- **TASK STATEMENT**
Make an exact copy of the data below, leaving out every picture.

- **SUPPLIED MATERIAL**
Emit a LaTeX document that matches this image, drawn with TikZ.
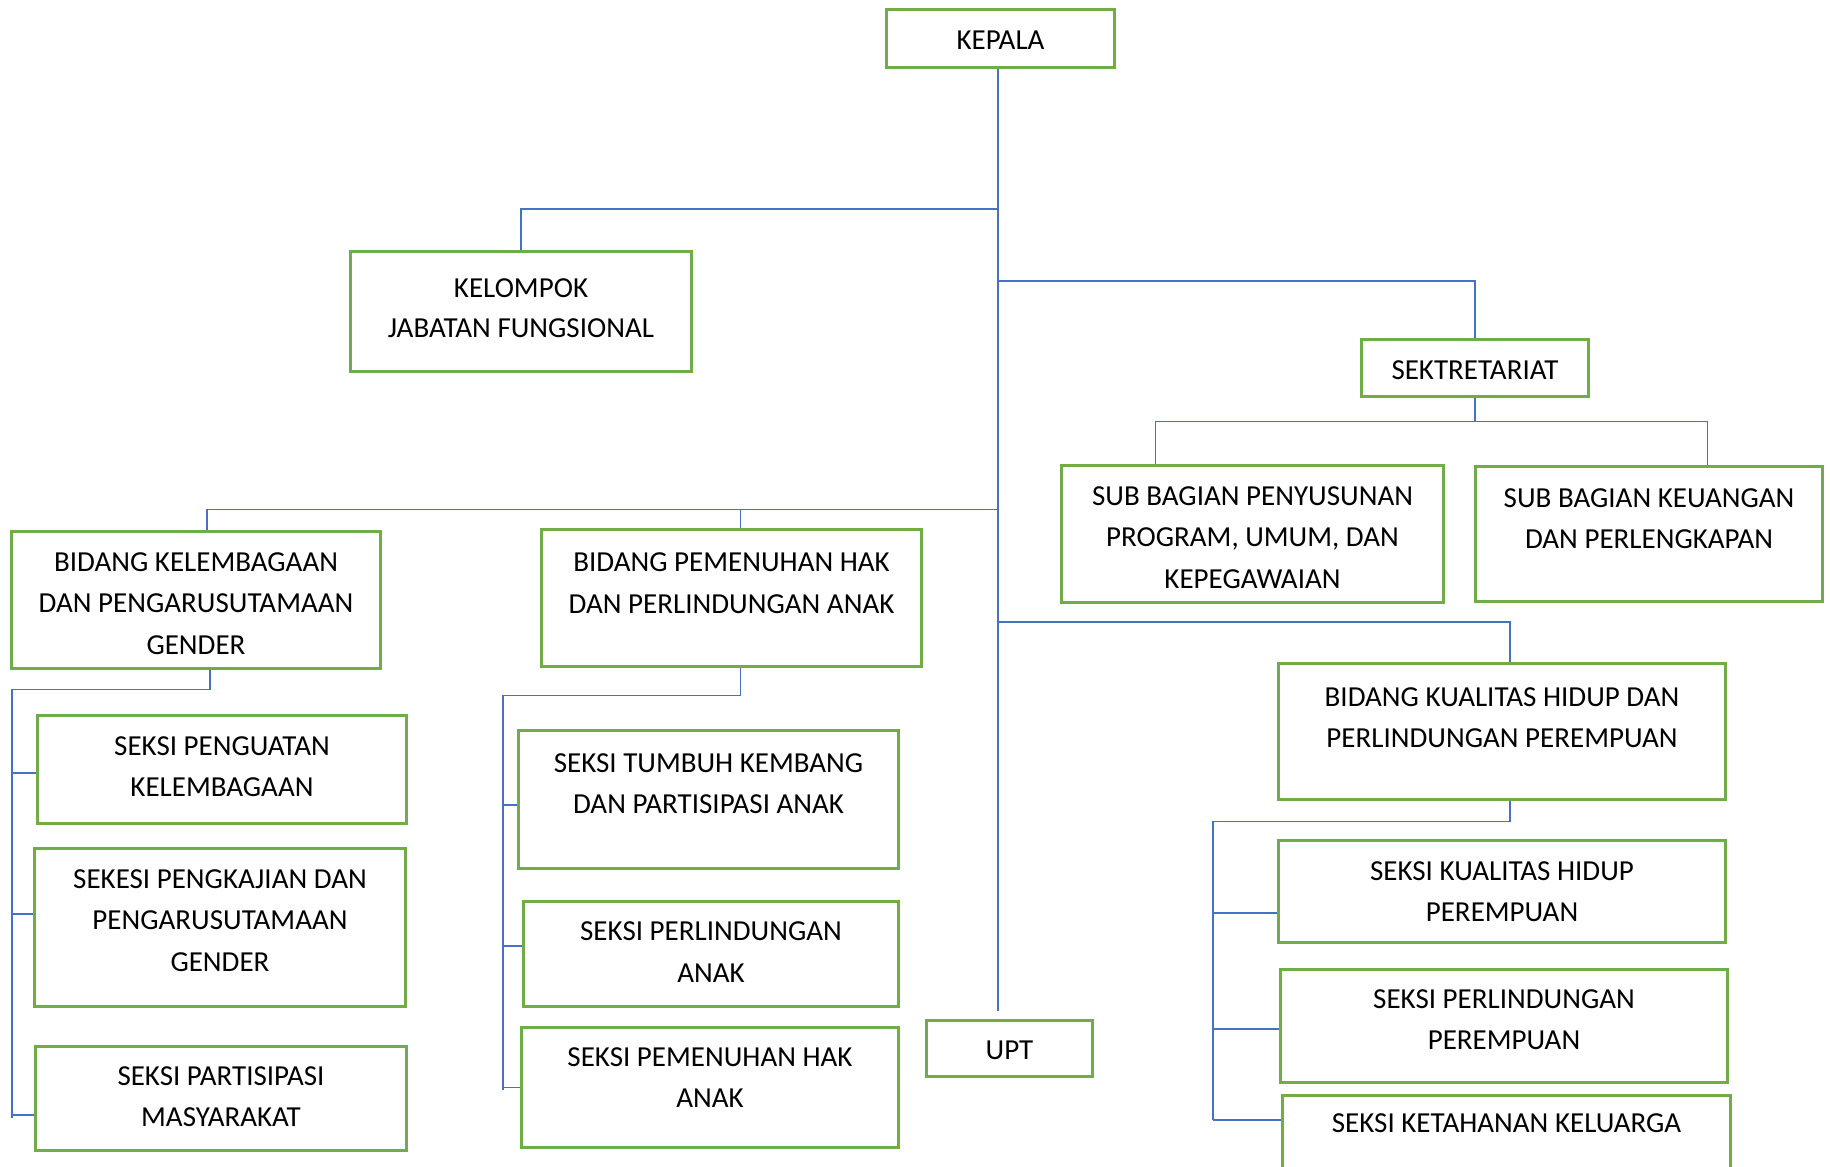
\documentclass[tikz,border=0pt]{standalone}
\usepackage{fontspec}
\setmainfont{Carlito}
\usepackage{xcolor}
\usepackage{tikz}
\definecolor{hijau}{HTML}{70AD47}
\definecolor{biru}{HTML}{4472C4}

\begin{document}
\begin{tikzpicture}[
  x=0.01cm, y=-0.01cm,
  kotak/.style={draw=hijau, line width=0.85pt, inner sep=0pt, align=center,
                text height=0.39cm, font=\fontsize{8.25pt}{11.8pt}\selectfont},
  garis/.style={draw=biru, line width=0.4pt}
]
  \useasboundingbox (0,0) rectangle (1830,1167);

  % Nodes (text height = jarak dari tepi atas ke garis dasar baris terakhir)
  \node[kotak, minimum width=2.27cm, text depth=0.18cm] (kepala) at (1000.5,38.5) {KEPALA};
  \node[kotak, minimum width=3.40cm, text height=0.85cm, text depth=0.34cm] (kelompok) at (521,311.5)
    {KELOMPOK\\[-0.7pt]JABATAN FUNGSIONAL};
  \node[kotak, minimum width=2.26cm, text depth=0.17cm] (sekretariat) at (1475,368) {SEKTRETARIAT};
  \node[kotak, minimum width=3.81cm, text height=1.22cm, text depth=0.14cm] (subprog) at (1252.5,534)
    {SUB BAGIAN PENYUSUNAN\\PROGRAM, UMUM, DAN\\KEPEGAWAIAN};
  \node[kotak, minimum width=3.46cm, text height=0.815cm, text depth=0.525cm] (subkeu) at (1649,534)
    {SUB BAGIAN KEUANGAN\\DAN PERLENGKAPAN};
  \node[kotak, minimum width=3.68cm, text height=1.22cm, text depth=0.14cm] (bidlem) at (196,600)
    {BIDANG KELEMBAGAAN\\DAN PENGARUSUTAMAAN\\GENDER};
  \node[kotak, minimum width=3.79cm, text height=0.83cm, text depth=0.53cm] (bidhak) at (731.5,598)
    {BIDANG PEMENUHAN HAK\\DAN PERLINDUNGAN ANAK};
  \node[kotak, minimum width=4.46cm, text height=0.835cm, text depth=0.515cm] (bidkual) at (1502,731.5)
    {BIDANG KUALITAS HIDUP DAN\\PERLINDUNGAN PEREMPUAN};
  \node[kotak, minimum width=1.65cm, text height=0.38cm, text depth=0.17cm] (upt) at (1009.5,1048.5) {UPT};

  \node[kotak, minimum width=3.68cm, text height=0.805cm, text depth=0.265cm] (penguatan) at (222,769.5)
    {SEKSI PENGUATAN\\KELEMBAGAAN};
  \node[kotak, minimum width=3.70cm, text height=1.22cm, text depth=0.35cm] (pengkajian) at (220,927.5)
    {SEKESI PENGKAJIAN DAN\\PENGARUSUTAMAAN\\GENDER};
  \node[kotak, minimum width=3.70cm, text height=0.795cm, text depth=0.235cm] (partisipasi) at (221,1098.5)
    {SEKSI PARTISIPASI\\MASYARAKAT};

  \node[kotak, minimum width=3.79cm, text height=0.825cm, text depth=0.545cm] (tumbuh) at (708.5,799.5)
    {SEKSI TUMBUH KEMBANG\\DAN PARTISIPASI ANAK};
  \node[kotak, minimum width=3.74cm, text height=0.80cm, text depth=0.24cm] (perlanak) at (711,954)
    {SEKSI PERLINDUNGAN\\ANAK};
  \node[kotak, minimum width=3.76cm, text height=0.795cm, text depth=0.395cm] (pemhak) at (710,1087.5)
    {SEKSI PEMENUHAN HAK\\ANAK};

  \node[kotak, minimum width=4.46cm, text height=0.805cm, text depth=0.205cm] (kualhidup) at (1502,891.5)
    {SEKSI KUALITAS HIDUP\\PEREMPUAN};
  \node[kotak, minimum width=4.46cm, text height=0.795cm, text depth=0.325cm] (perlperempuan) at (1504,1026)
    {SEKSI PERLINDUNGAN\\PEREMPUAN};
  \node[kotak, minimum width=4.47cm, text height=0.37cm, text depth=0.67cm] (ketahanan) at (1506.5,1148)
    {SEKSI KETAHANAN KELUARGA};

  % Titik cabang pada garis utama
  \coordinate (c1) at (998,209);
  \coordinate (c2) at (998,281);
  \coordinate (c3) at (998,509.5);
  \coordinate (c4) at (998,622);
  \coordinate (ujung) at (998,1011);
  \coordinate (kiri) at (12,1118);
  \coordinate (tengah) at (503,1090);
  \coordinate (kanan) at (1213,1120);

  % Garis utama dan cabang
  \draw[garis] (kepala.south -| ujung) -- (ujung);
  \draw[garis] (c1) -| (kelompok.north);
  \draw[garis] (c2) -| (sekretariat.north);
  \draw[garis] (sekretariat.south) -- ++(0,24) coordinate (s1);
  \draw[garis] (s1) -| ([xshift=-0.97cm]subprog.north);
  \draw[garis] (s1) -| ([xshift=0.585cm]subkeu.north);
  \draw[garis] (c3) -| ([xshift=0.11cm]bidlem.north);
  \draw[garis] ([xshift=0.09cm]bidhak.north) -- ([xshift=0.09cm]bidhak.north |- c3);
  \draw[garis] (c4) -| ([xshift=0.08cm]bidkual.north);

  % Seksi di bawah bidang
  \draw[garis] ([xshift=0.14cm]bidlem.south) -- ++(0,20) -| (kiri);
  \draw[garis] ([yshift=-0.035cm]penguatan.west) -- ([yshift=-0.035cm]penguatan.west -| kiri);
  \draw[garis] ([yshift=0.135cm]pengkajian.west) -- ([yshift=0.135cm]pengkajian.west -| kiri);
  \draw[garis] ([yshift=-0.165cm]partisipasi.west) -- ([yshift=-0.165cm]partisipasi.west -| kiri);

  \draw[garis] ([xshift=0.09cm]bidhak.south) -- ++(0,28) -| (tengah);
  \draw[garis] ([yshift=-0.055cm]tumbuh.west) -- ([yshift=-0.055cm]tumbuh.west -| tengah);
  \draw[garis] ([yshift=0.08cm]perlanak.west) -- ([yshift=0.08cm]perlanak.west -| tengah);
  \draw[garis] (pemhak.west) -- (pemhak.west -| tengah);

  \draw[garis] ([xshift=0.08cm]bidkual.south) -- ++(0,21) -| (kanan);
  \draw[garis] ([yshift=-0.215cm]kualhidup.west) -- ([yshift=-0.215cm]kualhidup.west -| kanan);
  \draw[garis] ([yshift=-0.03cm]perlperempuan.west) -- ([yshift=-0.03cm]perlperempuan.west -| kanan);
  \draw[garis] ([yshift=0.28cm]ketahanan.west) -- ([yshift=0.28cm]ketahanan.west -| kanan);
\end{tikzpicture}
\end{document}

- **RESULT OF THE EXERCISE**
Emit a LaTeX document that matches this image, drawn with TikZ.
\documentclass[tikz,border=0pt]{standalone}
\usepackage{fontspec}
\setmainfont{Carlito}
\usepackage{xcolor}
\usepackage{tikz}
\definecolor{hijau}{HTML}{70AD47}
\definecolor{biru}{HTML}{4472C4}

\begin{document}
\begin{tikzpicture}[
  x=0.01cm, y=-0.01cm,
  kotak/.style={draw=hijau, line width=0.85pt, inner sep=0pt, align=center,
                text height=0.39cm, font=\fontsize{8.25pt}{11.8pt}\selectfont},
  garis/.style={draw=biru, line width=0.4pt}
]
  \useasboundingbox (0,0) rectangle (1830,1167);

  % Nodes (text height = jarak dari tepi atas ke garis dasar baris terakhir)
  \node[kotak, minimum width=2.27cm, text depth=0.18cm] (kepala) at (1000.5,38.5) {KEPALA};
  \node[kotak, minimum width=3.40cm, text height=0.85cm, text depth=0.34cm] (kelompok) at (521,311.5)
    {KELOMPOK\\[-0.7pt]JABATAN FUNGSIONAL};
  \node[kotak, minimum width=2.26cm, text depth=0.17cm] (sekretariat) at (1475,368) {SEKTRETARIAT};
  \node[kotak, minimum width=3.81cm, text height=1.22cm, text depth=0.14cm] (subprog) at (1252.5,534)
    {SUB BAGIAN PENYUSUNAN\\PROGRAM, UMUM, DAN\\KEPEGAWAIAN};
  \node[kotak, minimum width=3.46cm, text height=0.815cm, text depth=0.525cm] (subkeu) at (1649,534)
    {SUB BAGIAN KEUANGAN\\DAN PERLENGKAPAN};
  \node[kotak, minimum width=3.68cm, text height=1.22cm, text depth=0.14cm] (bidlem) at (196,600)
    {BIDANG KELEMBAGAAN\\DAN PENGARUSUTAMAAN\\GENDER};
  \node[kotak, minimum width=3.79cm, text height=0.83cm, text depth=0.53cm] (bidhak) at (731.5,598)
    {BIDANG PEMENUHAN HAK\\DAN PERLINDUNGAN ANAK};
  \node[kotak, minimum width=4.46cm, text height=0.835cm, text depth=0.515cm] (bidkual) at (1502,731.5)
    {BIDANG KUALITAS HIDUP DAN\\PERLINDUNGAN PEREMPUAN};
  \node[kotak, minimum width=1.65cm, text height=0.38cm, text depth=0.17cm] (upt) at (1009.5,1048.5) {UPT};

  \node[kotak, minimum width=3.68cm, text height=0.805cm, text depth=0.265cm] (penguatan) at (222,769.5)
    {SEKSI PENGUATAN\\KELEMBAGAAN};
  \node[kotak, minimum width=3.70cm, text height=1.22cm, text depth=0.35cm] (pengkajian) at (220,927.5)
    {SEKESI PENGKAJIAN DAN\\PENGARUSUTAMAAN\\GENDER};
  \node[kotak, minimum width=3.70cm, text height=0.795cm, text depth=0.235cm] (partisipasi) at (221,1098.5)
    {SEKSI PARTISIPASI\\MASYARAKAT};

  \node[kotak, minimum width=3.79cm, text height=0.825cm, text depth=0.545cm] (tumbuh) at (708.5,799.5)
    {SEKSI TUMBUH KEMBANG\\DAN PARTISIPASI ANAK};
  \node[kotak, minimum width=3.74cm, text height=0.80cm, text depth=0.24cm] (perlanak) at (711,954)
    {SEKSI PERLINDUNGAN\\ANAK};
  \node[kotak, minimum width=3.76cm, text height=0.795cm, text depth=0.395cm] (pemhak) at (710,1087.5)
    {SEKSI PEMENUHAN HAK\\ANAK};

  \node[kotak, minimum width=4.46cm, text height=0.805cm, text depth=0.205cm] (kualhidup) at (1502,891.5)
    {SEKSI KUALITAS HIDUP\\PEREMPUAN};
  \node[kotak, minimum width=4.46cm, text height=0.795cm, text depth=0.325cm] (perlperempuan) at (1504,1026)
    {SEKSI PERLINDUNGAN\\PEREMPUAN};
  \node[kotak, minimum width=4.47cm, text height=0.37cm, text depth=0.67cm] (ketahanan) at (1506.5,1148)
    {SEKSI KETAHANAN KELUARGA};

  % Titik cabang pada garis utama
  \coordinate (c1) at (998,209);
  \coordinate (c2) at (998,281);
  \coordinate (c3) at (998,509.5);
  \coordinate (c4) at (998,622);
  \coordinate (ujung) at (998,1011);
  \coordinate (kiri) at (12,1118);
  \coordinate (tengah) at (503,1090);
  \coordinate (kanan) at (1213,1120);

  % Garis utama dan cabang
  \draw[garis] (kepala.south -| ujung) -- (ujung);
  \draw[garis] (c1) -| (kelompok.north);
  \draw[garis] (c2) -| (sekretariat.north);
  \draw[garis] (sekretariat.south) -- ++(0,24) coordinate (s1);
  \draw[garis] (s1) -| ([xshift=-0.97cm]subprog.north);
  \draw[garis] (s1) -| ([xshift=0.585cm]subkeu.north);
  \draw[garis] (c3) -| ([xshift=0.11cm]bidlem.north);
  \draw[garis] ([xshift=0.09cm]bidhak.north) -- ([xshift=0.09cm]bidhak.north |- c3);
  \draw[garis] (c4) -| ([xshift=0.08cm]bidkual.north);

  % Seksi di bawah bidang
  \draw[garis] ([xshift=0.14cm]bidlem.south) -- ++(0,20) -| (kiri);
  \draw[garis] ([yshift=-0.035cm]penguatan.west) -- ([yshift=-0.035cm]penguatan.west -| kiri);
  \draw[garis] ([yshift=0.135cm]pengkajian.west) -- ([yshift=0.135cm]pengkajian.west -| kiri);
  \draw[garis] ([yshift=-0.165cm]partisipasi.west) -- ([yshift=-0.165cm]partisipasi.west -| kiri);

  \draw[garis] ([xshift=0.09cm]bidhak.south) -- ++(0,28) -| (tengah);
  \draw[garis] ([yshift=-0.055cm]tumbuh.west) -- ([yshift=-0.055cm]tumbuh.west -| tengah);
  \draw[garis] ([yshift=0.08cm]perlanak.west) -- ([yshift=0.08cm]perlanak.west -| tengah);
  \draw[garis] (pemhak.west) -- (pemhak.west -| tengah);

  \draw[garis] ([xshift=0.08cm]bidkual.south) -- ++(0,21) -| (kanan);
  \draw[garis] ([yshift=-0.215cm]kualhidup.west) -- ([yshift=-0.215cm]kualhidup.west -| kanan);
  \draw[garis] ([yshift=-0.03cm]perlperempuan.west) -- ([yshift=-0.03cm]perlperempuan.west -| kanan);
  \draw[garis] ([yshift=0.28cm]ketahanan.west) -- ([yshift=0.28cm]ketahanan.west -| kanan);
\end{tikzpicture}
\end{document}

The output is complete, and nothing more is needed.